4 Dampak Buruk Menjadi Seorang Workaholic

Dampak Buruk Menjadi Seorang Workaholic

 Artikel ini juga dapat dibaca di  beritagar-logo.

Perusahaan mana yang tak mau punya karyawan pekerja keras? Kerja tim jadi lebih lancar, target selalu tercapai, campur tangan atasan pun tidak terlalu diperlukan karena inisiatif para karyawan yang tinggi. Sayangnya, ada orang-orang yang menyalahartikan cara kerja mereka sebagai ciri pekerja keras alias hard worker, padahal sebenarnya mereka sudah tergolong workaholic.

Hard worker dan workaholic merupakan dua tipe pekerja yang berbeda. Keberadaan workaholic memang kerap tampak sebagai keuntungan bagi perusahaan. Padahal, ada dampak buruk yang mengintai seorang workaholic, yang tentunya juga dapat merugikan perusahaan.

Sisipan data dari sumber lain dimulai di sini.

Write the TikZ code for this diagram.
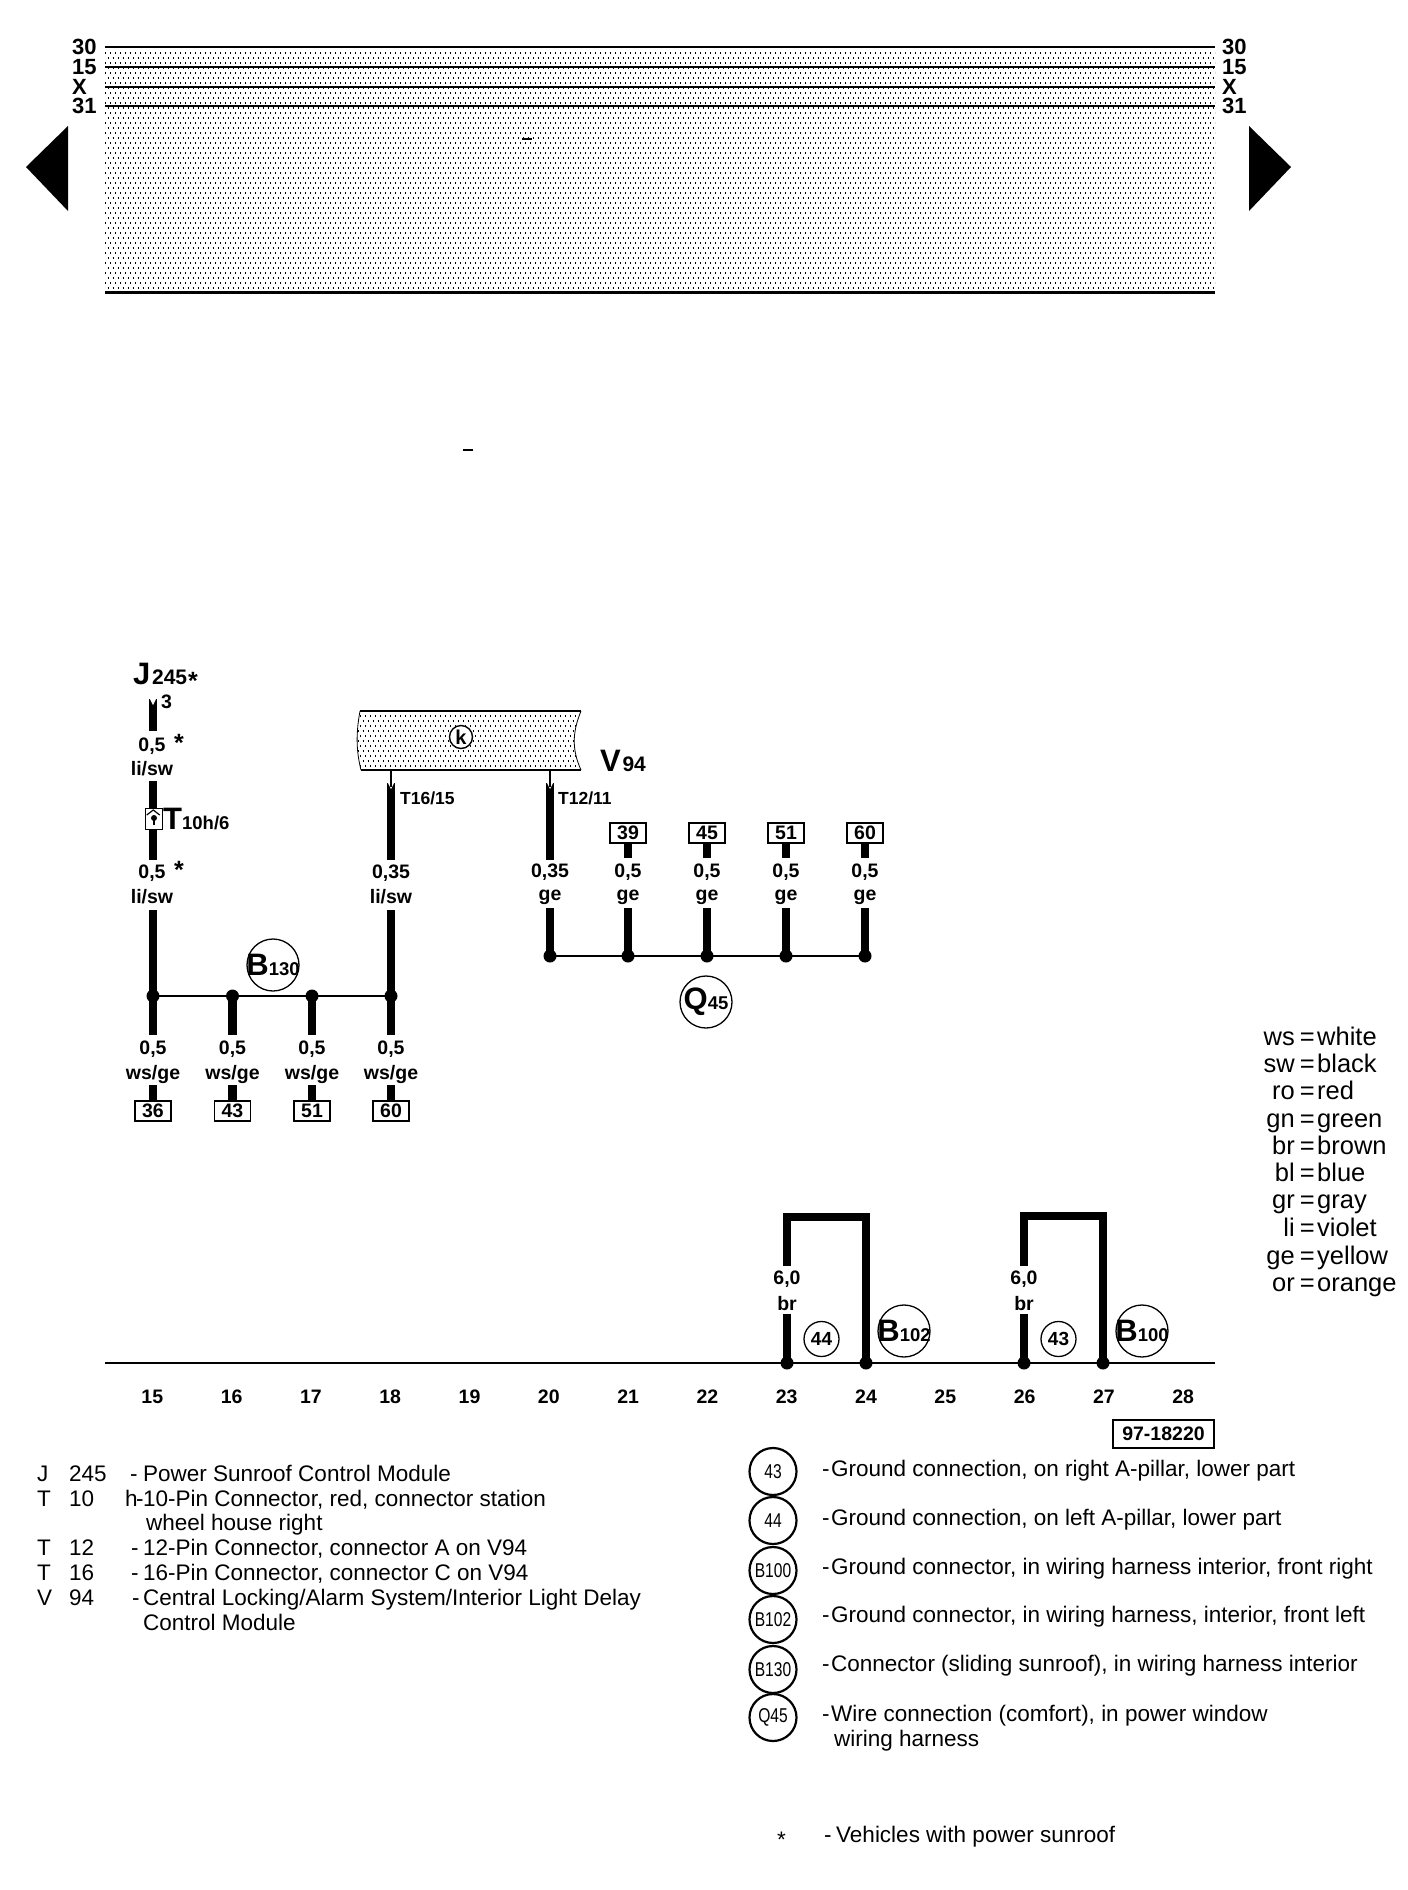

Berikut ini empat dampak buruk sekaligus alasan untuk tidak menjadi seorang workaholic:

1. Kurang bersosialisasi

Kehidupan yang tidak seimbang dan lebih banyak dihabiskan untuk urusan pekerjaan, membuat seorang karyawan kurang bersosialisasi. Padahal, biar bagaimanapun manusia adalah makhluk sosial. Nah, bagaimana si workaholic bisa menjaga hubungan dengan teman-temannya, kalau pekerjaan selalu jadi alasan untuk melewatkan kesempatan bertemu serta menjalin dan menjaga relasi?

2. “Jauh” dari keluarga

Meskipun tak harus merantau, tapi prioritas si workaholic terhadap pekerjaan membuat ia kerap mengorbankan keluarganya sendiri. Lokasi kantornya mungkin cukup dekat, sehingga memungkinkan dia untuk tinggal di rumah. Namun, karena hampir setiap hari ia memprioritaskan pekerjaan dan tak segan untuk sering lembur, orang-orang terdekatnya pun kesulitan menghabiskan waktu dengannya. Sikap workaholic yang seperti ini juga tanpa ia sadari membuat keluarga dan kerabat dekatnya perlahan menjaga jarak darinya.

3. Tak punya hari libur

Sudah beruntung diberikan hak cuti dan waktu istirahat, si workaholic justru sering menyia-nyiakannya. Alih-alih memanfaatkan hak cutinya untuk refreshing, ia malah menghabiskan akhir pekan dan hari liburnya dengan tenggelam di tengah pekerjaan. Alhasil, dia tak pernah sempat merasakan nikmatnya berlibur atau sekadar bersantai di rumah dengan keluarga.

4. Kesehatan terganggu

Sekeras apapun seseorang memaksa tubuhnya untuk berfungsi maksimal, tetap saja kerja tubuh manusia ada batasnya. Seorang workaholic biasanya tak pernah kehabisan semangat untuk bekerja. Namun, karena itulah fokusnya teralihkan, sehingga dia tidak sadar ketika tubuhnya sudah terlalu lelah. Nah, kalau sudah jatuh sakit, pekerjaan pun jadi terbengkalai. Kalau hal ini sampai terjadi, bukan hanya si workaholic saja yang rugi, tapi juga perusahaan.

Sejumlah perusahaan masih menuntut karyawannya untuk bekerja melampaui jam kerja normal, dan menganggap hal itu lumrah. Karyawan dihadapkan pada beban kerja sehari-hari yang berlebihan, sehingga mereka mau tak mau harus bekerja hingga larut malam. Jika Anda bekerja di perusahaan seperti ini, maka kemungkinan besar Anda tak punya pilihan selain menjadi workaholic untuk mengikuti budaya tersebut. Tentunya keputusan ada di tangan Anda. Jika merasa tak sesuai dengan budaya perusahaan, Anda bisa mencari tempat kerja lain yang lebih manusiawi.

Lain halnya jika perusahaan tempat Anda bekerja sudah mengedepankan work-life balance, memberikan beban kerja sewajarnya kepada karyawan, dan menerapkan kebijakan lembur dengan kompensasi yang sebanding. Jika Anda merasa seperti tak punya kehidupan di luar pekerjaan, maka yang perlu menjadi perhatian adalah Anda sendiri. Kemungkinan besar Andalah yang “kecanduan” bekerja.

Sekarang coba Anda amati diri sendiri, dan tanyakan pula pada rekan-rekan kerja di kantor, apakah Anda menunjukkan ciri-ciri seorang workaholic? Jika ya, maka segera benahi kebiasaan bekerja Anda sebelum menyesal.

Pekerja keras yang sesungguhnya tak hanya berkomitmen dan berdedikasi terhadap pekerjaan, tapi juga tahu caranya menentukan prioritas, serta pandai mengelola waktu dengan baik.